→ **Data excerpt**:
<<<<
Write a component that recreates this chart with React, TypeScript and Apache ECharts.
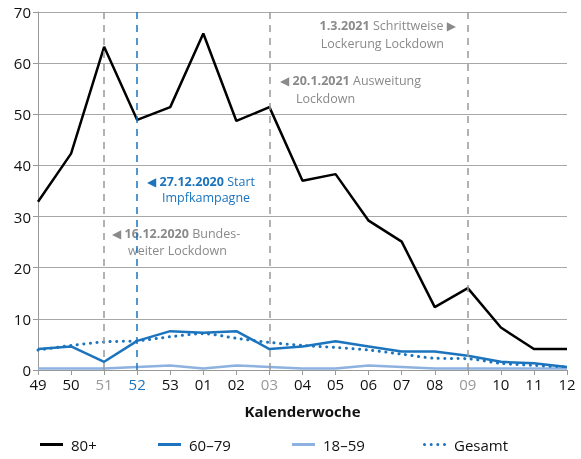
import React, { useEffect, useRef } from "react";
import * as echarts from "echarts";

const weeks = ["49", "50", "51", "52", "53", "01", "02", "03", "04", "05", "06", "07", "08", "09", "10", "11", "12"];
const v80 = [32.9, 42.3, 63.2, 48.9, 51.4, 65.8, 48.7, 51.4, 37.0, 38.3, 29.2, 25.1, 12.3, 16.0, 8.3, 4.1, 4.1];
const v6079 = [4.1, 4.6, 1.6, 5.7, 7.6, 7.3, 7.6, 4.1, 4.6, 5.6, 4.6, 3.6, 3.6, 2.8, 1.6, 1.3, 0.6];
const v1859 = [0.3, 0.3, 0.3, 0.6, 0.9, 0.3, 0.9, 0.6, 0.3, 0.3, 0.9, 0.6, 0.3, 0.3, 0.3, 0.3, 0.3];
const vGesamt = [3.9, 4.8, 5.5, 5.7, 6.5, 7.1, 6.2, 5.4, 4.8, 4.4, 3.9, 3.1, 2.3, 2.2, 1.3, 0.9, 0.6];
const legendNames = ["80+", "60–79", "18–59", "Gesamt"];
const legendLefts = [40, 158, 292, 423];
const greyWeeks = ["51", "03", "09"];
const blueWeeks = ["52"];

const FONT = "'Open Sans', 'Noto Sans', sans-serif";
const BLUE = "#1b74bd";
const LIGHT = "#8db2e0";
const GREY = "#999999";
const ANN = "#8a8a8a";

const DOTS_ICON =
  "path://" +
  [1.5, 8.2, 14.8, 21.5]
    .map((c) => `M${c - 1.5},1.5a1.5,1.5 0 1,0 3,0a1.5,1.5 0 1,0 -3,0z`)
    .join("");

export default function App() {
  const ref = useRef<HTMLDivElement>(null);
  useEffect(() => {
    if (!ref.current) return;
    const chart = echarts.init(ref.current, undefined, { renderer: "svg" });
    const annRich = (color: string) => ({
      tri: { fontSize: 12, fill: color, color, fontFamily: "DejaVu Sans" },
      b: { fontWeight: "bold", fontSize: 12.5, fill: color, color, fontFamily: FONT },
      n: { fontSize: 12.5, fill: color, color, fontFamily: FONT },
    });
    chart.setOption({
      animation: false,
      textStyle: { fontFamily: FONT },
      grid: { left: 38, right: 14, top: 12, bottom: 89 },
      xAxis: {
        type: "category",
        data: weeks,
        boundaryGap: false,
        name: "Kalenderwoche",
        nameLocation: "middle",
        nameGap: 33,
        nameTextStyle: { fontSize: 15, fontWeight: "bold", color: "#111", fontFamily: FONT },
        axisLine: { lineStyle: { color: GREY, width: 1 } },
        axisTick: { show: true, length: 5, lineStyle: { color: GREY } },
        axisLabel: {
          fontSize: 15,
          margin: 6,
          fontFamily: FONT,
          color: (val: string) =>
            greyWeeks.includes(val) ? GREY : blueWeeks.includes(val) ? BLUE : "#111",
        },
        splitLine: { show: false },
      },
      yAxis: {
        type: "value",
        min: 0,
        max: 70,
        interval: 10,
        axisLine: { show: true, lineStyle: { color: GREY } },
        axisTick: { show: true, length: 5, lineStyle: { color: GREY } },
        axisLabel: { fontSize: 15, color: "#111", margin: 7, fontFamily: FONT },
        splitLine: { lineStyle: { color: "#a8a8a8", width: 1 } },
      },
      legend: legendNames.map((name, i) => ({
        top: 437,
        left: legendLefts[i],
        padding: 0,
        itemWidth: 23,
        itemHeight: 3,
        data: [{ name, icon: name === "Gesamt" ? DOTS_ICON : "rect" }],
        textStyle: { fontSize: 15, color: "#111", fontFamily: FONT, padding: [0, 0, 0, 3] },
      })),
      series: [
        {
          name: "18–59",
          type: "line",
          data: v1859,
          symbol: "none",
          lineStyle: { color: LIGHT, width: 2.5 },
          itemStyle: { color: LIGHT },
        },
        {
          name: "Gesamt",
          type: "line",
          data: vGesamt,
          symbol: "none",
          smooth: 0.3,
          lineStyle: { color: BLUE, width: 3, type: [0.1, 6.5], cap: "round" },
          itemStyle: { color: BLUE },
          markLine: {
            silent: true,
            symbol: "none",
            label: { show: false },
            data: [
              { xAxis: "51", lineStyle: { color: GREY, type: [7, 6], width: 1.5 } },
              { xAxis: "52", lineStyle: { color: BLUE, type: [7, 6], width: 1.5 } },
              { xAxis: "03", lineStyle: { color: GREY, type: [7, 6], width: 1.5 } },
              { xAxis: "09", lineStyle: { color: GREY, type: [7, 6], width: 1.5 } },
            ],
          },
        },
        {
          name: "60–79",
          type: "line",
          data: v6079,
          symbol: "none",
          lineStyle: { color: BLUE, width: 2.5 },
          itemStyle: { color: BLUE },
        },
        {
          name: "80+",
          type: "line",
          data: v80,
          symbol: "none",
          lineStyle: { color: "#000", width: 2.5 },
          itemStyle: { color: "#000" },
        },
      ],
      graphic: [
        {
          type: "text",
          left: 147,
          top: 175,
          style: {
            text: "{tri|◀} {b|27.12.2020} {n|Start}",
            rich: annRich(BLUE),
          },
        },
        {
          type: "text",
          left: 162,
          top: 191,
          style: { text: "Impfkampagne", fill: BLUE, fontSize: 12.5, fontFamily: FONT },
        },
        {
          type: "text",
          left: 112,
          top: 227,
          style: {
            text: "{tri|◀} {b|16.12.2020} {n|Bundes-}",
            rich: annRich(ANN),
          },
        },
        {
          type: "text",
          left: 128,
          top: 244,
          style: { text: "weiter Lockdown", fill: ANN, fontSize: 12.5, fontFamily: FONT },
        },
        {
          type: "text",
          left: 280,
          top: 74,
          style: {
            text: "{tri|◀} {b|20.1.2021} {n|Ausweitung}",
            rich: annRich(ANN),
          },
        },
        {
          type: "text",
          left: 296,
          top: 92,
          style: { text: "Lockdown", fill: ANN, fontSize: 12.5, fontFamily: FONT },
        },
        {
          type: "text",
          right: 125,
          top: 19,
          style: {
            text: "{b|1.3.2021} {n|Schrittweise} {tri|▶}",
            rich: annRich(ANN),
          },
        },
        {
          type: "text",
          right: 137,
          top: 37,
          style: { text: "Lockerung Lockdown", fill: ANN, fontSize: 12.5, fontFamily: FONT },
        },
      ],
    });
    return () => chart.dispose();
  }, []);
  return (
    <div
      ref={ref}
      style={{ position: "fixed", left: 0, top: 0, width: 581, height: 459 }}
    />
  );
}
>>>>
→ **What to do**:
Repeat only the lines between the start of the data and the line with "import * as", including those two lines, and skip the pictures.

→ **Output for this exercise**:
Write a component that recreates this chart with React, TypeScript and Apache ECharts.
import React, { useEffect, useRef } from "react";
import * as echarts from "echarts";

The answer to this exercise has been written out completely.